WAPT began producing local news in early 1971. Bert Case was the first news director; he went on to a 40-year career at WLBT when he left in 1974. Dick Thames, the first sports anchor, died in a 1972 plane crash as he was preparing a news story; footage of the crash was filmed by a WAPT cameraman.

WAPT has traditionally been the third-rated station for local news in Jackson, behind WJTV and market leader WLBT. In part, this was because, historically, WLBT and WJTV, both on the very high frequency (VHF) band, had larger coverage areas; WAPT's signal reached about 69 percent of the area that WLBT's did. In addition, the station had fewer resources in every area. With just one sportscaster, anchors got burned out keeping up with central Mississippi sports, particularly when WLBT and WJTV both had larger teams; WAPT often cycled through sports anchors. At the end of 1988, the station ceased broadcasting weekend newscasts; under Northstar, WAPT restored weekend news in November 1990 and began airing a morning newscast in 1992. Argyle made a major shakeup of the station's news talent after it took over in 1995. Two station staples, anchor Stephanie Bell-Flynt and commentator Cal Adams, were fired in September 1995, with Bell-Flynt being replaced on the evening newscasts she anchored. News director Bob Noonan, who had been on the job only seven weeks, defended the firings as necessary to "put a more competitive team on the field".

In the 2000s and 2010s, WAPT became more competitive with WJTV for second place, though both stations continued to trail WLBT. Hearst has expanded the station's news offerings progressively under its ownership.
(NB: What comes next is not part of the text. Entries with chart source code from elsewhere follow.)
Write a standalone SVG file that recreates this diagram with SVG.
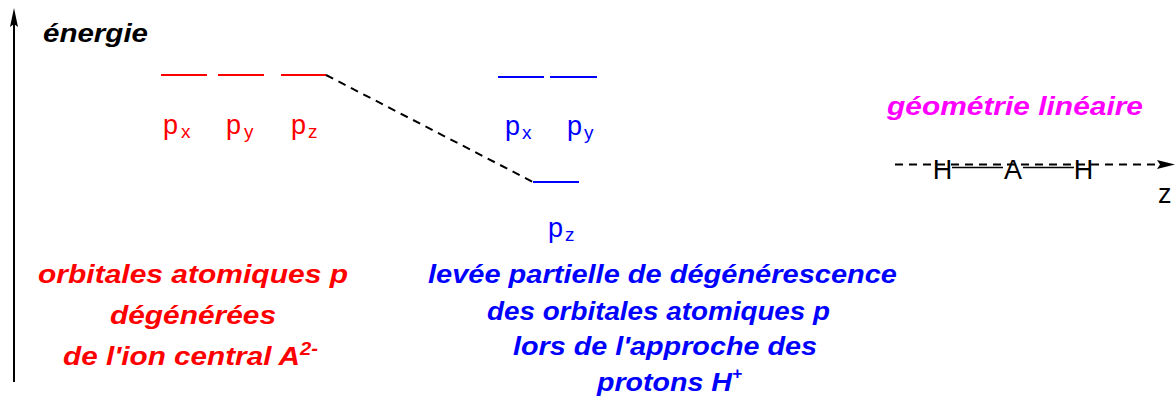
<svg xmlns="http://www.w3.org/2000/svg" width="1176" height="398" viewBox="0 0 1176 398">
<style>
.b{font-family:"Liberation Sans",Arial,sans-serif;font-weight:bold;font-style:italic;font-size:26.5px}
.r{font-family:"Liberation Sans",Arial,sans-serif;font-size:27px}
.red{fill:#ff0000}
.blue{fill:#0000ff}
.lvlR{stroke:#ff0000;stroke-width:2}
.lvlB{stroke:#0000ff;stroke-width:2}
.dash{stroke:#000;stroke-width:2;stroke-dasharray:8 6;fill:none}
</style>
<rect width="1176" height="398" fill="#fff"/>
<g id="axis">
<line x1="14" y1="382" x2="14" y2="22" stroke="#000" stroke-width="2"/>
<polygon points="14,8 10,27 14,24 18,27" fill="#000"/>
<text class="b" x="43" y="42" textLength="105" lengthAdjust="spacingAndGlyphs" fill="#000">énergie</text>
</g>
<g id="levels-A">
<line class="lvlR" x1="161" y1="75" x2="207" y2="75"/>
<line class="lvlR" x1="218" y1="75" x2="264" y2="75"/>
<line class="lvlR" x1="281" y1="75" x2="326" y2="75"/>
<text class="r red" x="163" y="134">p<tspan x="181" y="138" font-size="19">x</tspan></text>
<text class="r red" x="226" y="134">p<tspan x="244" y="138" font-size="19">y</tspan></text>
<text class="r red" x="291" y="134">p<tspan x="308" y="138" font-size="19">z</tspan></text>
</g>
<g id="levels-AH2">
<line class="lvlB" x1="498" y1="77" x2="544" y2="77"/>
<line class="lvlB" x1="550" y1="77" x2="597" y2="77"/>
<line class="lvlB" x1="533" y1="182" x2="579" y2="182"/>
<text class="r blue" x="505" y="135">p<tspan x="522" y="139" font-size="19">x</tspan></text>
<text class="r blue" x="567" y="135">p<tspan x="584" y="139" font-size="19">y</tspan></text>
<text class="r blue" x="548" y="237">p<tspan x="565" y="241" font-size="19">z</tspan></text>
</g>
<g id="connectors">
<line class="dash" x1="326" y1="75" x2="533" y2="182"/>
</g>
<g id="geometry">
<text class="b" x="887" y="115" textLength="256" lengthAdjust="spacingAndGlyphs" fill="#ff00ff">géométrie linéaire</text>
<line class="dash" x1="895" y1="164.5" x2="1162" y2="164.5" stroke-dasharray="6 6"/>
<polygon points="1175,164.5 1157,160 1160,164.5 1157,169" fill="#000"/>
<line x1="952" y1="167.5" x2="1003" y2="167.5" stroke="#000" stroke-width="1.5"/>
<line x1="1023" y1="167.5" x2="1074" y2="167.5" stroke="#000" stroke-width="1.5"/>
<text class="r" x="942.5" y="179" text-anchor="middle" fill="#000">H</text>
<text class="r" x="1013" y="179" text-anchor="middle" fill="#000">A</text>
<text class="r" x="1083.5" y="179" text-anchor="middle" fill="#000">H</text>
<text class="r" x="1158" y="203" font-size="26" fill="#000">z</text>
</g>
<g id="caption-A">
<text class="b red" x="38" y="283" textLength="310" lengthAdjust="spacingAndGlyphs">orbitales atomiques p</text>
<text class="b red" x="110" y="324" textLength="166" lengthAdjust="spacingAndGlyphs">dégénérées</text>
<text class="b red" x="63" y="365" textLength="255" lengthAdjust="spacingAndGlyphs">de l'ion central A<tspan dy="-10" font-size="18px">2-</tspan></text>
</g>
<g id="caption-AH2">
<text class="b blue" x="428" y="283" textLength="469" lengthAdjust="spacingAndGlyphs">levée partielle de dégénérescence</text>
<text class="b blue" x="487" y="320" textLength="343" lengthAdjust="spacingAndGlyphs">des orbitales atomiques p</text>
<text class="b blue" x="513" y="355" textLength="304" lengthAdjust="spacingAndGlyphs">lors de l'approche des</text>
<text class="b blue" x="597" y="391" textLength="145" lengthAdjust="spacingAndGlyphs">protons H<tspan dy="-12" font-size="16px">+</tspan></text>
</g>
</svg>
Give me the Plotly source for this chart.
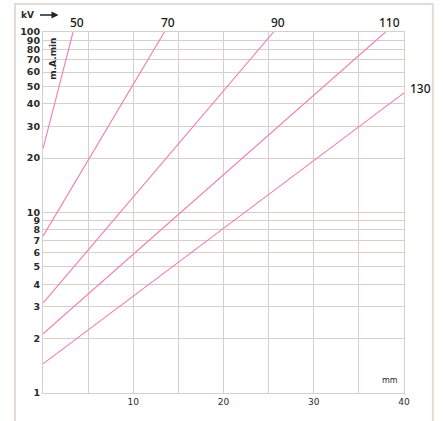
import math
import plotly.graph_objects as go

# Data: each kV curve is a straight line on the log scale (thickness mm -> mA.min)
kv_labels = ["50", "70", "90", "110", "130"]
x_start = [0, 0, 0, 0, 0]
x_end = [3.33, 13.45, 25.55, 37.95, 40]
y_start = [22.6, 7.4, 3.15, 2.13, 1.45]
y_end = [100, 100, 100, 100, 46]

y_tick_vals = [1, 2, 3, 4, 5, 6, 7, 8, 9, 10, 20, 30, 40, 50, 60, 70, 80, 90, 100]
x_tick_vals = [0, 5, 10, 15, 20, 25, 30, 35, 40]
x_tick_text = ["", "", "10", "", "20", "", "30", "", "40"]

line_color = "#f07cb2"
grid_color = "#d8cfcb"
text_color = "#2a2a2a"

fig = go.Figure()
for i, lab in enumerate(kv_labels):
    fig.add_trace(go.Scatter(
        x=[x_start[i], x_end[i]], y=[y_start[i], y_end[i]],
        mode="lines", line=dict(color=line_color, width=1.1),
        showlegend=False, hoverinfo="skip", name=lab + " kV"))

annotations = []
for i, lab in enumerate(kv_labels):
    if y_end[i] >= 100:
        annotations.append(dict(x=x_end[i], y=2, xref="x", yref="y", text=lab,
                                showarrow=False, xanchor="center", yanchor="middle",
                                xshift=4, yshift=10,
                                font=dict(family="Noto Sans", size=12, color="#1a1a1a", weight=500)))
    else:
        annotations.append(dict(x=x_end[i], y=math.log10(y_end[i]), xref="x", yref="y",
                                text=lab, showarrow=False, xanchor="left", yanchor="middle",
                                xshift=4, yshift=4,
                                font=dict(family="Noto Sans", size=12, color="#1a1a1a", weight=500)))

# axis captions
annotations.append(dict(x=0.99, y=0.018, xref="paper", yref="paper", text="mm",
                        showarrow=False, xanchor="right", yanchor="bottom",
                        font=dict(family="DejaVu Sans", size=8, color=text_color)))
annotations.append(dict(x=0.028, y=0.99, xref="paper", yref="paper", text="m.A.min",
                        showarrow=False, textangle=-90, xanchor="center", yanchor="top",
                        font=dict(family="DejaVu Sans", size=9, color=text_color, weight=600)))
annotations.append(dict(x=-0.02, y=1.047, xref="paper", yref="paper", text="kV",
                        showarrow=False, xanchor="right", yanchor="middle",
                        font=dict(family="DejaVu Sans", size=9, color=text_color, weight=600)))
annotations.append(dict(x=0.043, y=1.047, xref="paper", yref="paper", text="",
                        showarrow=True, arrowhead=2, arrowsize=1, arrowwidth=1.4,
                        arrowcolor="#222", ax=-20, ay=0))

fig.update_layout(
    width=443, height=421,
    margin=dict(l=43, r=39, t=32, b=28),
    paper_bgcolor="white", plot_bgcolor="white",
    annotations=annotations,
    shapes=[dict(type="rect", xref="paper", yref="paper",
                 x0=-0.0776, x1=1.08, y0=-0.2, y1=1.0776,
                 line=dict(color="#e2dbd8", width=2), layer="below")],
    xaxis=dict(range=[0, 40], tickmode="array", tickvals=x_tick_vals, ticktext=x_tick_text,
               showgrid=True, gridcolor=grid_color, gridwidth=1, zeroline=False,
               showline=True, linecolor=grid_color, mirror=True, ticks="",
               tickfont=dict(family="DejaVu Sans", size=9, color=text_color)),
    yaxis=dict(type="log", range=[0, 2], tickmode="array", tickvals=y_tick_vals,
               ticktext=[str(v) for v in y_tick_vals],
               showgrid=True, gridcolor=grid_color, gridwidth=1, zeroline=False,
               showline=True, linecolor=grid_color, mirror=True, ticks="",
               ticklabelstandoff=0,
               tickfont=dict(family="DejaVu Sans", size=9.5, color=text_color, weight=600)),
)

fig.write_html("out.html")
Weekend morning newscasts, sandwiching the weekend editions of Good Morning America, debuted in 2011. In 2020, a 9 p.m. newscast debuted on the station's MeTV subchannel.

==Technical information==

===Subchannels===
WAPT's transmitter facility is co-sited with its studios on Channel 16 Way (off MS 18) in southwest Jackson. The station's signal is multiplexed:

Subchannels of WAPT
| Subchannel | Res.Tooltip Display resolution | Short name | Programming |
| 16.1 | 720p | WAPT | ABC |
| 16.2 | 480i | MeTV-JX | MeTV |
| 16.3 | Story | Story Television |
| 16.4 | 1080i | WAPTCBS | CBS |
| 16.5 | 480i | GetTV | Great |
| 16.6 | HSN | HSN |

===Analog-to-digital conversion===
WAPT ended regular programming on its analog signal, over UHF channel 16, on June 12, 2009, as part of the federally mandated transition from analog to digital television. The station's digital signal remained on its pre-transition UHF channel 21, using virtual channel 16.

As part of the SAFER Act, WAPT kept its analog signal on the air until June 26 to inform viewers of the digital television transition through a loop of public service announcements from the National Association of Broadcasters.